I find it embarrassing that roughly four years ago I didn't want to associate myself with being a feminist.  I didn't want people to think that I was being pushy, or too bold, or radical.  I am so glad that I got over whatever it was in my system that made me feel that way.  I am a proud feminist.  I will stand up for all of the women who sacrifice before me.  I will stand up for the women who don't have the strength, or ability, to be vocal right now.

I was watching The View the other morning, and they were talking about body shaming.  I know a lot about the subject.  Growing up reading Seventeen Magazine and ogling over celebrities that were half my size, I understood entirely how my body wasn't appreciated or catered for.  That's rough as a teenager.  But what they were saying was how incredible millennials are handling body shaming.  We (I am a millennial) are  the most accepting and open minded age bracket in terms of body acceptance and self love.  I believe millennials' care for others in a way that other generations just don't. 

Now, there's tons of feminist articles explaining why and how to be a contemporary feminist.  You can research on your own the history of feminist movements as well as literature surrounding the subject.  I want to talk about how we need to be supportive of all women. 

In the past week, I've seen an increasing amount of articles and stories on the burkini ban that's currently happening in France.  There are actual officials on the beaches there telling women that they can put on a "normal" bathing suit, or they must go.  In extreme cases, they make the women strip nude! How?! I'm appalled and disgusted.  What we don't understand, or what we are not accustomed to, does not mean that it is wrong.  

In my upbringing, I've noticed that people like to talk down on others.  I've noticed that women are competitive with other women. "Did you see what she was wearing?" "Do you know who she's dating?" "She's gained so much weight!" These statements don't seem to be coming from a good and sincere place. We want to belittle others so that we can feel better about ourself.  

Instead, we should do quite the opposite.  I'm thankful that my millennial crowd is already taking the reigns and supporting one another.  If your girlfriend is dating someone that seems iffy, approach her, and care for her. Show her love and concern in a genuine way.  If your girlfriend has lost a noticeable amount of weight, talk with her.  Ask her how she is doing.  Don't assume, don't talk behind her back, just be open with her. Tell her what you see. Show her love and support.  If your friend gets a really awesome job, don't quietly whisper with your circle, questioning how she got it, go to her.  Congratulate her. Hug her. Celebrate this victory.
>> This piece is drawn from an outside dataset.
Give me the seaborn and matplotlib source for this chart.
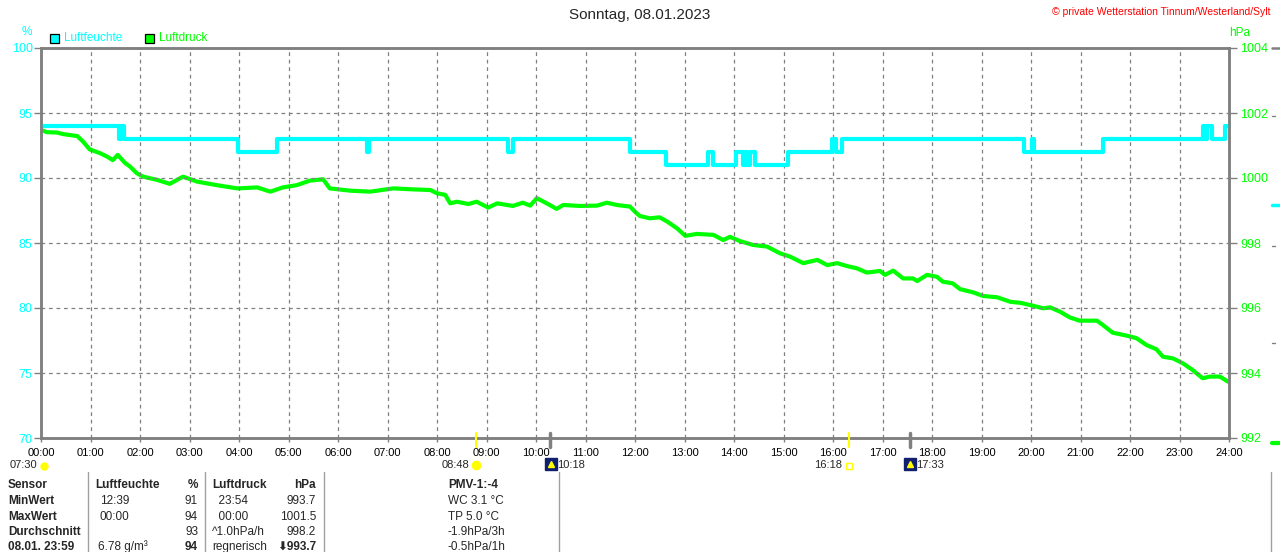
import pandas as pd
import matplotlib.pyplot as plt
import seaborn as sns
from matplotlib.lines import Line2D
from matplotlib.patches import Rectangle

# Luftfeuchte (%) - step values
hum_times = ['00:00', '01:35', '01:37', '01:41', '03:59', '04:46', '06:35', '06:37',
             '09:26', '09:32', '11:54', '12:38', '13:29', '13:35', '14:02', '14:11',
             '14:13', '14:16', '14:19', '14:25', '15:05', '15:59', '16:04', '16:11',
             '19:51', '20:01', '20:04', '21:27', '23:29', '23:31', '23:33', '23:39',
             '23:55', '24:00']
hum_values = [94, 93, 94, 93, 92, 93, 92, 93,
              92, 93, 92, 91, 92, 91, 92, 91,
              92, 91, 92, 91, 92, 93, 92, 93,
              92, 93, 92, 93, 94, 93, 94, 93,
              94, 94]

# Luftdruck (hPa)
press_times = ['00:00', '00:07', '00:19', '00:27', '00:44', '00:51', '00:59', '01:12',
               '01:20', '01:27', '01:33', '01:42', '01:48', '01:56', '02:04', '02:21',
               '02:36', '02:52', '03:09', '03:33', '03:58', '04:22', '04:38', '04:53',
               '05:10', '05:26', '05:42', '05:50', '06:15', '06:39', '07:07', '07:31',
               '07:52', '08:00', '08:10', '08:16', '08:24', '08:38', '08:48', '09:02',
               '09:13', '09:32', '09:44', '09:53', '10:01', '10:13', '10:25', '10:33',
               '10:53', '11:14', '11:26', '11:38', '11:54', '12:00', '12:06', '12:18',
               '12:30', '12:39', '12:51', '13:01', '13:15', '13:35', '13:47', '13:55',
               '14:07', '14:23', '14:40', '14:56', '15:08', '15:24', '15:41', '15:53',
               '16:05', '16:17', '16:29', '16:41', '16:57', '17:03', '17:13', '17:25',
               '17:37', '17:42', '17:54', '18:06', '18:13', '18:25', '18:34', '18:50',
               '19:02', '19:19', '19:35', '19:47', '19:59', '20:15', '20:23', '20:35',
               '20:47', '20:59', '21:20', '21:27', '21:39', '21:56', '22:08', '22:20',
               '22:32', '22:40', '22:52', '23:04', '23:16', '23:28', '23:37', '23:49',
               '23:59']
press_values = [1001.48, 1001.41, 1001.40, 1001.35, 1001.29, 1001.12, 1000.88, 1000.76,
                1000.66, 1000.55, 1000.71, 1000.46, 1000.35, 1000.15, 1000.04, 999.94,
                999.82, 1000.04, 999.89, 999.78, 999.68, 999.71, 999.58, 999.71,
                999.78, 999.92, 999.96, 999.68, 999.61, 999.58, 999.68, 999.65,
                999.63, 999.53, 999.48, 999.22, 999.27, 999.20, 999.27, 999.09,
                999.22, 999.14, 999.24, 999.15, 999.38, 999.22, 999.05, 999.17,
                999.14, 999.15, 999.24, 999.17, 999.12, 998.96, 998.83, 998.76,
                998.79, 998.66, 998.45, 998.22, 998.28, 998.25, 998.09, 998.19,
                998.06, 997.94, 997.89, 997.68, 997.58, 997.38, 997.48, 997.32,
                997.38, 997.29, 997.22, 997.09, 997.14, 997.02, 997.15, 996.91,
                996.91, 996.83, 997.02, 996.96, 996.81, 996.76, 996.58, 996.48,
                996.37, 996.33, 996.19, 996.16, 996.09, 995.99, 996.02, 995.89,
                995.71, 995.61, 995.61, 995.48, 995.24, 995.15, 995.07, 994.86,
                994.73, 994.50, 994.45, 994.30, 994.09, 993.84, 993.89, 993.89,
                993.73]

hour_labels = ['%02d:00' % h for h in range(25)]
hum_ticks = [100, 95, 90, 85, 80, 75, 70]
press_ticks = [1004, 1002, 1000, 998, 996, 994, 992]

# table below the chart
table_rows = [
    ['Sensor', 'Luftfeuchte', '', '%', 'Luftdruck', 'hPa', 'PMV-1:-4'],
    ['MinWert', '', '12:39', '91', '  23:54', '993.7', 'WC 3.1 °C'],
    ['MaxWert', '', '00:00', '94', '  00:00', '1001.5', 'TP 5.0 °C'],
    ['Durchschnitt', '', '', '93', '^1.0hPa/h', '998.2', '-1.9hPa/3h'],
    ['08.01. 23:59', '', '6.78 g/m³', '94', 'regnerisch', '993.7', '-0.5hPa/1h'],
]


def to_hours(t):
    h, m = t.split(':')
    return int(h) + int(m) / 60


hum_df = pd.DataFrame({'t': [to_hours(t) for t in hum_times], 'v': hum_values})
press_df = pd.DataFrame({'t': [to_hours(t) for t in press_times], 'v': press_values})

CYAN = '#00ffff'
GREEN = '#00ff00'
GREY = '#808080'
W, H = 1280, 552

sns.set_theme(style='white')
plt.rcParams['font.family'] = ['Liberation Sans', 'DejaVu Sans']


def px(x, y):
    return x / W, 1 - y / H


fig = plt.figure(figsize=(12.8, 5.52), dpi=100)
ax = fig.add_axes([41 / W, 1 - 438 / H, (1229 - 41) / W, (438 - 48) / H])
ax2 = ax.twinx()

sns.lineplot(data=press_df, x='t', y='v', ax=ax2, color=GREEN, linewidth=3,
             estimator=None, sort=False)
sns.lineplot(data=hum_df, x='t', y='v', ax=ax, color=CYAN, linewidth=3,
             estimator=None, sort=False, drawstyle='steps-post')
ax.set_zorder(ax2.get_zorder() + 1)
ax.patch.set_visible(False)

ax.set_xlim(0, 24)
ax.set_ylim(70, 100)
ax2.set_ylim(992, 1004)
ax.set_xticks(range(25))
ax.set_xticklabels(hour_labels)
ax.set_yticks(hum_ticks)
ax2.set_yticks(press_ticks)
ax.set_xlabel('')
ax.set_ylabel('')
ax2.set_xlabel('')
ax2.set_ylabel('')

ax.grid(True, color=GREY, linestyle=(0, (3, 3)), linewidth=0.9)
ax2.grid(False)
for a in (ax, ax2):
    for s in a.spines.values():
        s.set_color(GREY)
        s.set_linewidth(1.8)
ax.tick_params(axis='x', colors='black', labelsize=8, length=3, width=1,
               color=GREY, pad=4, bottom=True)
ax.tick_params(axis='y', labelcolor=CYAN, labelsize=9, length=5, width=1,
               color=GREY, pad=1, left=True)
ax2.tick_params(axis='y', labelcolor=GREEN, labelsize=9, length=6, width=1,
                color=GREY, pad=2, right=True)

# titles and units
fig.text(*px(640, 15), 'Sonntag, 08.01.2023', ha='center', va='center', fontsize=11)
fig.text(*px(1270, 12), '© private Wetterstation Tinnum/Westerland/Sylt', ha='right',
         va='center', fontsize=7.5, color='red')
fig.text(*px(27, 32), '%', ha='center', va='center', fontsize=8.5, color=CYAN)
fig.text(*px(1240, 33), 'hPa', ha='center', va='center', fontsize=8.5, color=GREEN)

# legend
for x0, col, label in [(50, CYAN, 'Luftfeuchte'), (145, GREEN, 'Luftdruck')]:
    fig.add_artist(Rectangle(px(x0, 43), 9 / W, 9 / H, facecolor=col, edgecolor='black',
                             linewidth=0.9, transform=fig.transFigure))
    fig.text(*px(x0 + 14, 38), label, ha='left', va='center', fontsize=8.5, color=col)

# sun / moon markers below the axis
MY = 465
for x0, col, lw in [(476, '#ffff00', 1.5), (849, '#ffff00', 1.5), (550, GREY, 2.5), (910, GREY, 2.5)]:
    fig.add_artist(Line2D([x0 / W, x0 / W], [1 - 433 / H, 1 - 447 / H], color=col,
                          linewidth=lw, transform=fig.transFigure))
fig.text(*px(37, MY), '07:30', ha='right', va='center', fontsize=8)
fig.add_artist(Line2D([44 / W], [1 - (MY + 1) / H], marker='o', markersize=5, color='#ffff00',
                      transform=fig.transFigure))
fig.text(*px(469, MY), '08:48', ha='right', va='center', fontsize=8)
fig.add_artist(Line2D([476 / W], [1 - MY / H], marker='o', markersize=6, color='#ffff00',
                      transform=fig.transFigure))
fig.text(*px(842, MY), '16:18', ha='right', va='center', fontsize=8)
fig.add_artist(Line2D([849 / W], [1 - (MY + 1) / H], marker='s', markersize=4, markerfacecolor='none',
                      markeredgecolor='#ffff00', linestyle='none', transform=fig.transFigure))
for x0, label in [(551, '10:18'), (910, '17:33')]:
    fig.add_artist(Line2D([x0 / W], [1 - (MY - 1) / H], marker='s', markersize=8, color='#10206e',
                          linestyle='none', transform=fig.transFigure))
    fig.add_artist(Line2D([x0 / W], [1 - (MY - 1) / H], marker='^', markersize=4, color='#ffff00',
                          linestyle='none', transform=fig.transFigure))
    fig.text(*px(x0 + 6, MY), label, ha='left', va='center', fontsize=8)

# table
for x0 in [88, 205, 324, 559, 1271]:
    fig.add_artist(Line2D([x0 / W, x0 / W], [1 - 472 / H, 0], color='#a0a0a0',
                          linewidth=1, transform=fig.transFigure))
row_y = [485, 501, 517, 532, 547]
for i, row in enumerate(table_rows):
    y = row_y[i]
    bold_all = i == 0
    fig.text(*px(8, y), row[0], ha='left', va='center', fontsize=8.5, fontweight='bold')
    fig.text(*px(95, y), row[1], ha='left', va='center', fontsize=8.5, fontweight='bold')
    fig.text(*px(100 if i < 4 else 98, y), row[2], ha='left', va='center', fontsize=8.5)
    fig.text(*px(198, y), row[3], ha='right', va='center', fontsize=8.5,
             fontweight='bold' if i in (0, 4) else 'normal')
    fig.text(*px(212, y), row[4], ha='left', va='center', fontsize=8.5,
             fontweight='bold' if bold_all else 'normal')
    fig.text(*px(316, y), ('⬇' if i == 4 else '') + row[5], ha='right', va='center',
             fontsize=8.5, fontweight='bold' if i in (0, 4) else 'normal',
             family=['Liberation Sans', 'DejaVu Sans'])
    fig.text(*px(448, y), row[6], ha='left', va='center', fontsize=8.5,
             fontweight='bold' if bold_all else 'normal')

# edge of a third axis cut off at the right border
fig.add_artist(Line2D([1272 / W, 1], [1 - 48 / H, 1 - 48 / H], color=GREY, linewidth=1.8,
                      transform=fig.transFigure))
for y0 in [116, 246, 343]:
    fig.add_artist(Line2D([1272 / W, 1275 / W], [1 - y0 / H] * 2, color=GREY, linewidth=1,
                          transform=fig.transFigure))
fig.add_artist(Line2D([1272 / W, 1], [1 - 205 / H] * 2, color=CYAN, linewidth=2.5,
                      transform=fig.transFigure))
fig.add_artist(Line2D([1272 / W, 1], [1 - 443 / H] * 2, color=GREEN, linewidth=3,
                      transform=fig.transFigure))

fig.savefig('out.png', dpi=100)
I love seeing where women from my high school and collegiate career end up.  They are traveling the world, continuing their educations, working hard as single mothers, writing musicals, auditioning endlessly, and so many other things.  I love seeing them post about their journeys and show the world their successes.  I love seeing their pride and joy.  

I love uplifting women around me that are battling struggles that I will never understand.  I'm a white woman.  I will face some struggle, but I will never go through what my sisters of color have to.  But I'm here for support.  I'm here so that you may dress in the clothing of your choice.  If you want to wear the clothes of your native lands, rich in cultural history and meaning, or if you want to expose your body and express those rights, I'm here for you. I support you. I respect whatever decision you choose to make.

I have a younger sister.  I am a feminist for her. I want her to see that women can be women in whatever way that they please.  Women come in so many different varieties, and all of them are sweet.  Women are strong, and women can be leaders, and we can be advocates.  Some women are in better and safer places, and can use their voices or positions of power  to support others.  However, we don't shame those that aren't here with us yet.  I want my sister to grow and live in a world where women are equal to men.  I want her to see the beauty in diversity and differences, both cultural and emotional.  Women will be mean, and hard, and kind, and quiet, and energetic, and funny, and accomplished, and every adjective.  I want my sister to develop this mindset so she can be a caring feminist as well.

Supporting women is easy.  The only thing that I've had to do is research.  I've had to learn how to be respectful in voicing my opinions and confronting my questions.  Support the women around you.  Be less judgmental and more accepting.  Stand up for women. Stand up for yourself.  Be strong.